In the algorithm I outlined and implemented, any true hash collision (two different elements with the same hash code) results in an element that is not processed in this pass but must wait for the next pass.
If there was a celler, true hash collisions could be chained into the celler. This makes the hash algorithm more complicated but could in theory reduce the total number of passes that the algorithm must make. I elected to write the simple hash code to show that in principle the algorithm would work.
Enjoy!>
Great ! it rocks.
I appreciate the effort you did to answer my question.
I was using another algo (I dun think it was posted here):
- sort the array
- Then:
int removeDuplicates(int a[], int array_size) {
int last = a[0];
int j = 0;
for (int i = 1; i < array_size; i++) {
if (a[i] != a[j]) {
j++;
a[j] = a[i]; // move it to the front
}
}
return j + 1;
}
which returns the number of unique integers and they stand at the beggining of the array. But it's not in O(n) because we have to sort the array first.
Cedric
> But it's not in O(n) because we have to sort the array first.Thre are O(N) sorts for integers.Look for "Radix Sort"
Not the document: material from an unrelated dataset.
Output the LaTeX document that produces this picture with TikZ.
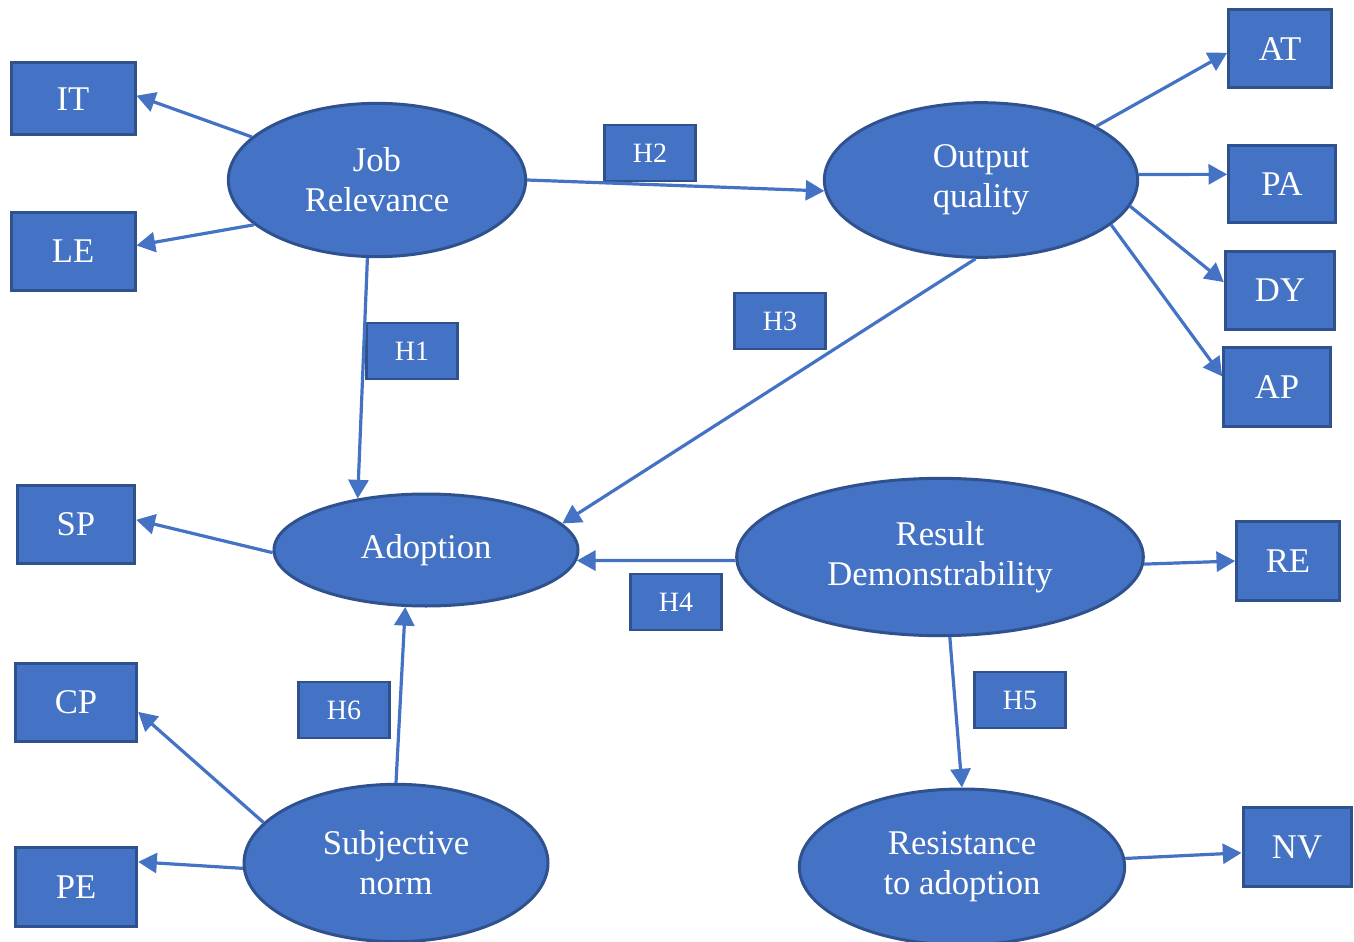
\documentclass[tikz,border=0pt]{standalone}
\usepackage{fontspec}
\setmainfont{Liberation Serif}
\usetikzlibrary{positioning}
\usetikzlibrary{arrows.meta,shapes.geometric}
\definecolor{fillblue}{HTML}{4472C4}
\definecolor{edgeblue}{HTML}{2F528F}

\begin{document}
\begin{tikzpicture}[x=0.75pt,y=-0.75pt,>={Triangle[length=14pt,width=15pt]},
    construct/.style={ellipse,fill=fillblue,draw=edgeblue,line width=2.25pt,text=white,
      align=center,inner sep=0pt,font=\fontsize{26}{30}\selectfont},
    item/.style={rectangle,fill=fillblue,draw=edgeblue,line width=2.25pt,text=white,
      inner sep=0pt,font=\fontsize{26}{30}\selectfont},
    hyp/.style={rectangle,fill=fillblue,draw=edgeblue,line width=2pt,text=white,
      minimum width=68pt,minimum height=42pt,inner sep=0pt,font=\fontsize{21}{24}\selectfont},
    link/.style={color=fillblue,line width=2.4pt}]
  \useasboundingbox (0,0) rectangle (1354,942);

  % constructs
  \node[construct,minimum width=223pt,minimum height=115pt] (Job)    at (377,180) {Job\\Relevance};
  \node[construct,minimum width=235pt,minimum height=116pt] (Output) at (981,180) {Output\\quality};
  \node[construct,minimum width=228pt,minimum height=84pt]  (Adopt)  at (426,550) {Adoption};
  \node[construct,minimum width=305pt,minimum height=118pt] (Result) at (940,557) {Result\\Demonstrability};
  \node[construct,minimum width=228pt,minimum height=118pt] (Norm)   at (396,863) {Subjective\\norm};
  \node[construct,minimum width=244pt,minimum height=117pt] (Resist) at (962,867) {Resistance\\to adoption};

  % indicators
  \node[item,minimum width=93pt,minimum height=54pt]   (IT) at (73,99)    {IT};
  \node[item,minimum width=93pt,minimum height=58.5pt] (LE) at (73,251)   {LE};
  \node[item,minimum width=77pt,minimum height=58.5pt] (AT) at (1280,49)  {AT};
  \node[item,minimum width=80pt,minimum height=58pt]   (PA) at (1282,184) {PA};
  \node[item,minimum width=82pt,minimum height=58.5pt] (DY) at (1280,290) {DY};
  \node[item,minimum width=80pt,minimum height=59pt]   (AP) at (1277,387) {AP};
  \node[item,minimum width=88pt,minimum height=58.5pt] (SP) at (76,524)   {SP};
  \node[item,minimum width=77pt,minimum height=59pt]   (RE) at (1288,561) {RE};
  \node[item,minimum width=91pt,minimum height=58.5pt] (CP) at (76,702)   {CP};
  \node[item,minimum width=91pt,minimum height=59pt]   (PE) at (76,887)   {PE};
  \node[item,minimum width=81pt,minimum height=59pt]   (NV) at (1297,847) {NV};

  % hypotheses
  \node[hyp] (H1) at (412,351)  {H1};
  \node[hyp] (H2) at (650,153)  {H2};
  \node[hyp] (H3) at (780,321)  {H3};
  \node[hyp] (H4) at (676,602)  {H4};
  \node[hyp] (H5) at (1020,700) {H5};
  \node[hyp] (H6) at (344,710)  {H6};

  \path[->,link]
     (Job.161) edge (IT.3)
     (Job.200) edge (LE.5)
       (Job.0) edge (Output.184)
     (Job.263) edge (Adopt.143)
   (Output.25) edge (AT.184)
    (Output.2) edge (PA.170)
  (Output.-10) edge (DY.172)
  (Output.-19) edge (AP.169)
  (Output.266) edge (Adopt.11)
   (Adopt.181) edge (SP.4)
  (Result.181) edge (Adopt.-4)
   (Result.-2) edge (RE.west)
  (Result.-83) edge (Resist.90)
     (Resist.3) edge (NV.186)
     (Norm.90) edge (Adopt.250)
    (Norm.163) edge (CP.-9)
    (Norm.182) edge (PE.22);
\end{tikzpicture}
\end{document}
Yes, Radix Sort is indeed O(n) for integers but as you no doubt recall the particular challange here was to remove duplicates WITHOUT the use of an auxillary structure, like a hash table, or any other extra space consuming methods.
If you have the extra space to work with, stuffing elements into a HashSet, which was your first suggestion, is both order N, obviously correct, and easy to implement as well. Why would you screw around with a Radix sort to remove dups if you can build a hash table?
And if you don't have any extra space to work with, how exactly does the fact that Radix Sort is O(N) help. Can you do a Radix sort in Place? If so, I'd love to see it.
> Yes, Radix Sort is indeed O(n) for integers but as
> you no doubt recall the particular challange here was
> to remove duplicates WITHOUT the use of an auxillary
> structure, like a hash table, or any other extra
> space consuming methods.
I disagree. In the very least case, you could have a preprocessing loop that checked to see how long the blocks would need to be for each radix. So it can be done in place.
> we are talking code here, not linguistics.
>
> a dog list is a list of dogs
> a cat list is a list of cats
> and an empty list is CLEARLY a list of empties.
>
I disagree. The word "empty" is a quanitifer, where as "dog" and "cat" are not.
>I disagree. In the very least case, you could have a preprocessing loop that checked to see how long the blocks would need to be for each radix. So it can be done in place.
OK - help me out here. I do a preprocess and know how large each bin needs to be... and then ...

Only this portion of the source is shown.